>> START

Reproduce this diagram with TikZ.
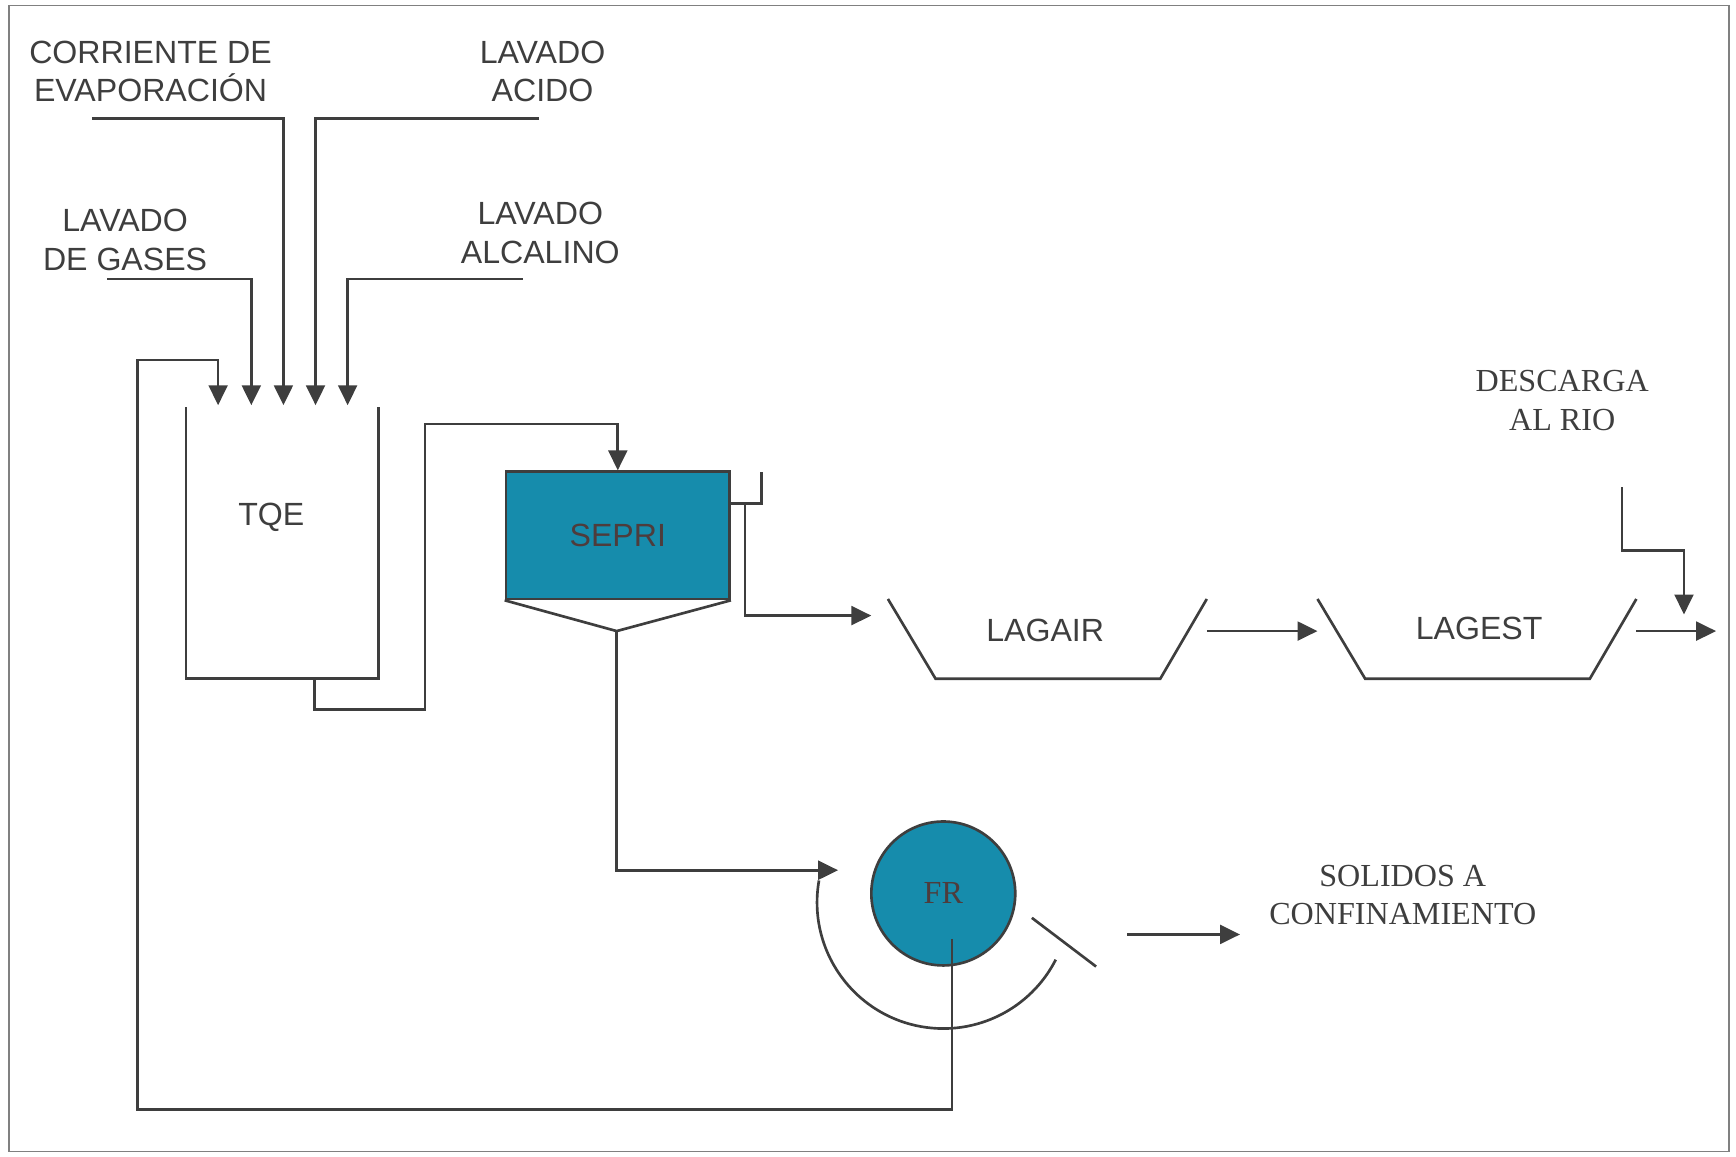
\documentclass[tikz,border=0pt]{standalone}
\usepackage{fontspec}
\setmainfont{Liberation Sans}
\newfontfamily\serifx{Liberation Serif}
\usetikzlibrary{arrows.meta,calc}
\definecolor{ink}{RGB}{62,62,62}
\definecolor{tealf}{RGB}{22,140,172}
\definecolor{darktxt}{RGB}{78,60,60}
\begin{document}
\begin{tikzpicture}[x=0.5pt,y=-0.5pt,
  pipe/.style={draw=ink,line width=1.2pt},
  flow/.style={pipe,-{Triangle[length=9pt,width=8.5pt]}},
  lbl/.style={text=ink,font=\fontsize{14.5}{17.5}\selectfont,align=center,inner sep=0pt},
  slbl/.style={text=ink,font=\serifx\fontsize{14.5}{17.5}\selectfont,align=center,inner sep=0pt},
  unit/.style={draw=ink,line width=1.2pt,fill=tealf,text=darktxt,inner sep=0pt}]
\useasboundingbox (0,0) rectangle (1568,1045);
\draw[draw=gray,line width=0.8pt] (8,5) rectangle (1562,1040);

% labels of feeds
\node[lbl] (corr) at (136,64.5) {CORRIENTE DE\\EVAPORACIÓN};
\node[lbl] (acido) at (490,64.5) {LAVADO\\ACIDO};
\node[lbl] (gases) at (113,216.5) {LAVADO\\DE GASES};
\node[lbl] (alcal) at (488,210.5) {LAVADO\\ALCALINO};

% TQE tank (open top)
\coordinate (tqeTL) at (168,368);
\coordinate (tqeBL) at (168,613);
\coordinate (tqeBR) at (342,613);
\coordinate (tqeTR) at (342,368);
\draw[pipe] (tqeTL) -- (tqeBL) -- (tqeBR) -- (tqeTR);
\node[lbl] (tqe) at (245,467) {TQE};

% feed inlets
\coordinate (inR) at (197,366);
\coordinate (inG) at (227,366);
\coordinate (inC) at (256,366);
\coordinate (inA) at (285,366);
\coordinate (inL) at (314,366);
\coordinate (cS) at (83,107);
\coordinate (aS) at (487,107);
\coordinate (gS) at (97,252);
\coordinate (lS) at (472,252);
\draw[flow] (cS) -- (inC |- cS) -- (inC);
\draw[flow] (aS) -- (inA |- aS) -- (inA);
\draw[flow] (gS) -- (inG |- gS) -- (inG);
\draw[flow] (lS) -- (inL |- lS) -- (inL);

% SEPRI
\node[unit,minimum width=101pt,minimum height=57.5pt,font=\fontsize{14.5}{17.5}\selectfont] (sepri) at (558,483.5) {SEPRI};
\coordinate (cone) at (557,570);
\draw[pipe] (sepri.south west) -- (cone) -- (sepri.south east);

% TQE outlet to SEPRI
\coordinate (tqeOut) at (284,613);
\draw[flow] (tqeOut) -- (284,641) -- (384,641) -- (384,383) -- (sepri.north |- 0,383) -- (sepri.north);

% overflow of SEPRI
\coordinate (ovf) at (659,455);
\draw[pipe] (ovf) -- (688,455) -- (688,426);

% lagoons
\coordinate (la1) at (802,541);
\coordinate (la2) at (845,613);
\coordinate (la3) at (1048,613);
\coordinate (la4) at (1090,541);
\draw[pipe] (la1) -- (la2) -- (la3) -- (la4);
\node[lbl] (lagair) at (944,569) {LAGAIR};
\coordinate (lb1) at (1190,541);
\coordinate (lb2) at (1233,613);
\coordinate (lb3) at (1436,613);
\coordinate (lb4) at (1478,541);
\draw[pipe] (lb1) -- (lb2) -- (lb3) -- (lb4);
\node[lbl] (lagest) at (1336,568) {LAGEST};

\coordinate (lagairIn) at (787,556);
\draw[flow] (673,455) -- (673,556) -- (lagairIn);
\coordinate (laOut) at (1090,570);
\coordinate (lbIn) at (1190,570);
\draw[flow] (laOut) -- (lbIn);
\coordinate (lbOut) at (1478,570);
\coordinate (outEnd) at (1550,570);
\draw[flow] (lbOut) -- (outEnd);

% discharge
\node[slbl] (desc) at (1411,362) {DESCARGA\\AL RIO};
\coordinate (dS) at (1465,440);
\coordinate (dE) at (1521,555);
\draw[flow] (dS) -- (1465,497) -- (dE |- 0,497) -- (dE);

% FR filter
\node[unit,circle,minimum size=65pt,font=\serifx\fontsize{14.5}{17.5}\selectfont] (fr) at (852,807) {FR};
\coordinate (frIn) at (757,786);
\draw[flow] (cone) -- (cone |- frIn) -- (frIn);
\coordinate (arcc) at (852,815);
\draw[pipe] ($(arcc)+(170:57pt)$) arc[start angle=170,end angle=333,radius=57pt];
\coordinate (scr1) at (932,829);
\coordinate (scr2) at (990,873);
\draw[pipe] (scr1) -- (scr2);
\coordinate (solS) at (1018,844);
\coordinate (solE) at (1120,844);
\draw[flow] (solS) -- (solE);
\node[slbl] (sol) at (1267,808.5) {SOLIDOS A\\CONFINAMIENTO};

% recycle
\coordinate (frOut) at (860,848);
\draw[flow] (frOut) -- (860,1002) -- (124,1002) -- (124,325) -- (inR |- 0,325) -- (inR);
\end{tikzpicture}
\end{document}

>> END
>> START

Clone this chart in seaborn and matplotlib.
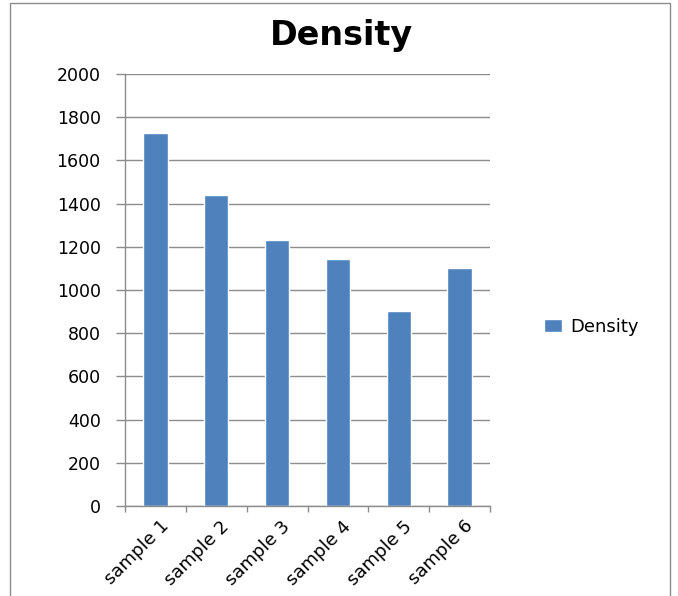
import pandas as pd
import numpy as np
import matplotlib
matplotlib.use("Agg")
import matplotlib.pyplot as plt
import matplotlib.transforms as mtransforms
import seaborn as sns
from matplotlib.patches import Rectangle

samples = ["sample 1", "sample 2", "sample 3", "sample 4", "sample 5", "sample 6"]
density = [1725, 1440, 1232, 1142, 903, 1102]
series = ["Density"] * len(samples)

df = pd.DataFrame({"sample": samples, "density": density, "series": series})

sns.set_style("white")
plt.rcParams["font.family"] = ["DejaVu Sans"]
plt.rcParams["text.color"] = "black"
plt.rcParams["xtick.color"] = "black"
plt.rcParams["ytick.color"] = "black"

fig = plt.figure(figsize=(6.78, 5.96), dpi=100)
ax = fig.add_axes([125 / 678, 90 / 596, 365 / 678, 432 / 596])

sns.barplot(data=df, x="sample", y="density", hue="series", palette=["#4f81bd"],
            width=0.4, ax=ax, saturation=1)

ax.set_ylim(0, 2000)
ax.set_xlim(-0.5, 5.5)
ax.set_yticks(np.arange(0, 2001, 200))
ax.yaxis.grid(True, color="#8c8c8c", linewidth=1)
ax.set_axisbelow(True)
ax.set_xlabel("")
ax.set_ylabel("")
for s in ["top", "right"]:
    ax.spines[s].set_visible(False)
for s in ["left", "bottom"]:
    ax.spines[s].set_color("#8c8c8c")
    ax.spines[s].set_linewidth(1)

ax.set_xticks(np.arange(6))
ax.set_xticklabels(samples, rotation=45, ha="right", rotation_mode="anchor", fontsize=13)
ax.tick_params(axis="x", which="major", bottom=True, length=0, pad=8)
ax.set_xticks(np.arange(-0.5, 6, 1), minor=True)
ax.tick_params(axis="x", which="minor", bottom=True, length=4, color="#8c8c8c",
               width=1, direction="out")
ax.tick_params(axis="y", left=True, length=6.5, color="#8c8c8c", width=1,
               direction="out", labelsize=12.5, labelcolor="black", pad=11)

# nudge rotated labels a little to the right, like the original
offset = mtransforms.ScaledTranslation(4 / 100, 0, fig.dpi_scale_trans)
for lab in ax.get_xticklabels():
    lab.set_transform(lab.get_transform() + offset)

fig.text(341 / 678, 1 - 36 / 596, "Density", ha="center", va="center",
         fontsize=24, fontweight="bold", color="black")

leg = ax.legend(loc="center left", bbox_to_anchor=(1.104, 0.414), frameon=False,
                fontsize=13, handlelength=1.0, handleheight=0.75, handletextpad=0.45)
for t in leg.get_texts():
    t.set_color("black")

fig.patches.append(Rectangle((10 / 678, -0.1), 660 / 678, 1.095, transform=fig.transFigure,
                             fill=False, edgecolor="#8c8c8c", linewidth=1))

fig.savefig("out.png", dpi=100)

>> END

Written exercise: Make an exact copy of the lines from the one containing "Reproduce this diagram with TikZ." to the one containing "(tqe) at (245,467)", keeping both and leaving out every picture.

Output for this task:
Reproduce this diagram with TikZ.
\documentclass[tikz,border=0pt]{standalone}
\usepackage{fontspec}
\setmainfont{Liberation Sans}
\newfontfamily\serifx{Liberation Serif}
\usetikzlibrary{arrows.meta,calc}
\definecolor{ink}{RGB}{62,62,62}
\definecolor{tealf}{RGB}{22,140,172}
\definecolor{darktxt}{RGB}{78,60,60}
\begin{document}
\begin{tikzpicture}[x=0.5pt,y=-0.5pt,
  pipe/.style={draw=ink,line width=1.2pt},
  flow/.style={pipe,-{Triangle[length=9pt,width=8.5pt]}},
  lbl/.style={text=ink,font=\fontsize{14.5}{17.5}\selectfont,align=center,inner sep=0pt},
  slbl/.style={text=ink,font=\serifx\fontsize{14.5}{17.5}\selectfont,align=center,inner sep=0pt},
  unit/.style={draw=ink,line width=1.2pt,fill=tealf,text=darktxt,inner sep=0pt}]
\useasboundingbox (0,0) rectangle (1568,1045);
\draw[draw=gray,line width=0.8pt] (8,5) rectangle (1562,1040);

% labels of feeds
\node[lbl] (corr) at (136,64.5) {CORRIENTE DE\\EVAPORACIÓN};
\node[lbl] (acido) at (490,64.5) {LAVADO\\ACIDO};
\node[lbl] (gases) at (113,216.5) {LAVADO\\DE GASES};
\node[lbl] (alcal) at (488,210.5) {LAVADO\\ALCALINO};

% TQE tank (open top)
\coordinate (tqeTL) at (168,368);
\coordinate (tqeBL) at (168,613);
\coordinate (tqeBR) at (342,613);
\coordinate (tqeTR) at (342,368);
\draw[pipe] (tqeTL) -- (tqeBL) -- (tqeBR) -- (tqeTR);
\node[lbl] (tqe) at (245,467) {TQE};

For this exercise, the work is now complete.